The head of Tulsa Public Schools told a roomful of local business leaders Tuesday that the health of TPS depends on their support.
“Our team members, families, students and alumni are your customers, your employees, your neighbors, your friends,” TPS Superintendent Dr. Ebony Johnson said. “Investing in our young people and their future is vital to the future success of all of us. For the city and region we call home, these young people are your employers, your future employers, and we all have a vested interest in seeing our district succeed.”

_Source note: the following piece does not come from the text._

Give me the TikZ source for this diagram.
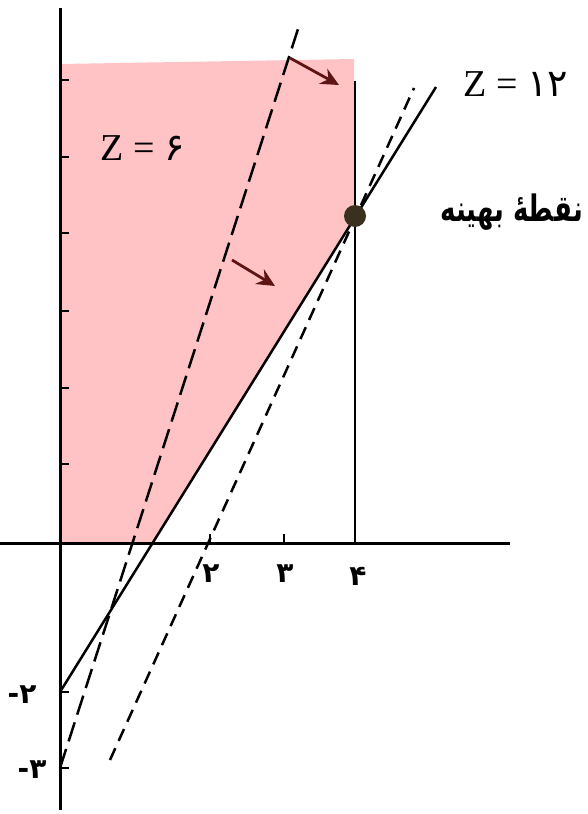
\documentclass[tikz,border=0pt]{standalone}
\usepackage{fontspec}
\setmainfont{Liberation Serif}
\newfontfamily\arabicfont[Script=Arabic]{DejaVu Sans}
\newfontfamily\digitfont{DejaVu Sans}
\TeXXeTstate=1
\usetikzlibrary{arrows.meta}
\definecolor{regionpink}{RGB}{255,195,197}
\definecolor{arrowred}{RGB}{95,20,20}
\definecolor{dotcol}{RGB}{58,48,32}
\begin{document}
\begin{tikzpicture}[x=1pt,y=-1pt,
  axis/.style={line width=3pt},
  tickmark/.style={line width=2.4pt},
  cons/.style={line width=2.5pt},
  longdash/.style={line width=2.5pt, dash pattern=on 20pt off 8pt},
  shortdash/.style={line width=2.5pt, dash pattern=on 13pt off 8pt},
  dir/.style={line width=2.8pt, draw=arrowred, -{Stealth[length=18pt,width=17pt,inset=6pt,fill=arrowred]}},
  zlbl/.style={inner sep=0pt, font=\fontsize{38}{40}\selectfont},
  ticklbl/.style={inner sep=0pt, font=\digitfont\bfseries\fontsize{28}{30}\selectfont}]
\useasboundingbox (0,0) rectangle (587,814);
% feasible region
\fill[regionpink] (60,64) -- (354,59) -- (354,218) -- (152.6,543) -- (60,543) -- cycle;
% axes
\coordinate (xl) at (0,543);
\coordinate (xr) at (510,543);
\coordinate (yt) at (60,8);
\coordinate (yb) at (60,810);
\draw[axis] (xl) -- (xr);
\draw[axis] (yt) -- (yb);
\foreach \y in {80,157,233,311,388,464,692,768}
  \draw[tickmark] (60,\y) -- (69,\y);
\foreach \x in {210,284}
  \draw[tickmark] (\x,543) -- (\x,534);
% constraint lines
\coordinate (vt) at (355,81);
\coordinate (vb) at (355,543);
\draw[cons] (vt) -- (vb);
\coordinate (sA) at (60,692);
\coordinate (sB) at (436,87);
\draw[cons] (sA) -- (sB);
% objective lines
\coordinate (lA) at (60,768);
\coordinate (lB) at (298,29);
\draw[longdash] (lA) -- (lB);
\coordinate (dA) at (110,760);
\coordinate (dB) at (414,88);
\draw[shortdash] (dA) -- (dB);
% direction arrows
\coordinate (a1s) at (290,58);
\coordinate (a1e) at (339,85);
\draw[dir] (a1s) -- (a1e);
\coordinate (a2s) at (232,260);
\coordinate (a2e) at (275,286);
\draw[dir] (a2s) -- (a2e);
% optimum
\node[circle, fill=dotcol, minimum size=22pt, inner sep=0pt] (opt) at (355,216) {};
% labels
\node[zlbl] (z12) at (516,84) {Z = {\digitfont ۱۲}};
\node[zlbl] (z6) at (143,148) {Z = {\digitfont ۶}};
\node[inner sep=0pt, anchor=east, font=\arabicfont\bfseries\fontsize{26}{30}\selectfont] (optlbl) at (583,212) {\scalebox{1}[1.4]{\beginR نقطهٔ بهینه\endR}};
\node[ticklbl] (t2) at (211,574) {۲};
\node[ticklbl] (t3) at (285,574) {۳};
\node[ticklbl] (t4) at (358,576) {۴};
\node[ticklbl] (tm2) at (22,695) {-۲};
\node[ticklbl] (tm3) at (32,770) {-۳};
\end{tikzpicture}
\end{document}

Johnson addressed an audience of about 180 at the Tulsa Regional Chamber’s Joint Board of Directors and Board of Advisors Meeting at Tulsa Tech’s Client Services Center (Lemley Campus).
Afterward, she took part in a reception that gave her the chance to talk one-on-one with many of the meeting attendees.
In December, Johnson became the first Black woman to lead TPS on a permanent basis. Three months earlier, she had assumed the role on an interim basis after the Board of Education approved a separation agreement with Dr. Deborah Gist.
On Tuesday, Johnson praised Chamber TPS liaison Nicole Morgan, CEO of Resolute PR, for deepening the collaboration between the Chamber and the school district.
Johnson also said she has seen the impact made on TPS by Tulsa’s NextGEN Talent, a Chamber-sponsored externship program led by Rue Ramsey, the Chamber’s vice president of workforce and talent strategies.
The TPS superintendent hailed some of the district’s successes, which include Booker T. Washington High School again being named best high school in Oklahoma by U.S. News & World Report magazine.
Dual enrollment in Tulsa Tech and TPS has risen 300% during the past decade, and, according to TPS data, the district has the largest and longest-running Indian Education program in Oklahoma.
Johnson, however, also talked about ways TPS can improve, with school attendance a primary focus.
Currently, 40% of all TPS students are chronically absent, meaning they’ve missed 10% or more of the academic year for any reason, including excused absences. The root causes of the problem are physical and mental health, safety, housing insecurity, and transportation.
To combat the issue, Johnson and Tulsa Mayor G.T. Bynum this month announced a new citywide “Attend to Win!” initiative.
“Together, we can dismantle barriers to attendance, develop incentives and build momentum,” Johnson said.
Other ways businesses and their employers can help TPS include volunteering, hosting students for career exploration and/or internships,and joining the Partners in Education program.
“This work is both personal and professional to me,” Johnson said. “I’m energized by the responsibility and the challenge as a leader and the CEO of the largest and most historic school district in the state of Oklahoma. I appreciate your partnership and welcome more of it.”
Mike Neal, president and CEO of the Tulsa Regional Chamber, thanked Johnson for her dedication.
“We appreciate your charisma; we appreciate your candor,” he said. “We appreciate your backbone. We appreciate your aggressiveness.
“When you first became interim superintendent and connected with some members of our executive leadership team at the Chamber, we told you we had your back. We told you we would support you. I hope we’ve proved through a number of meetings and a number of dialogue sessions with Superintendent (Ryan) Walters that we’ve done what we’ve said we would do and will continue to do that.”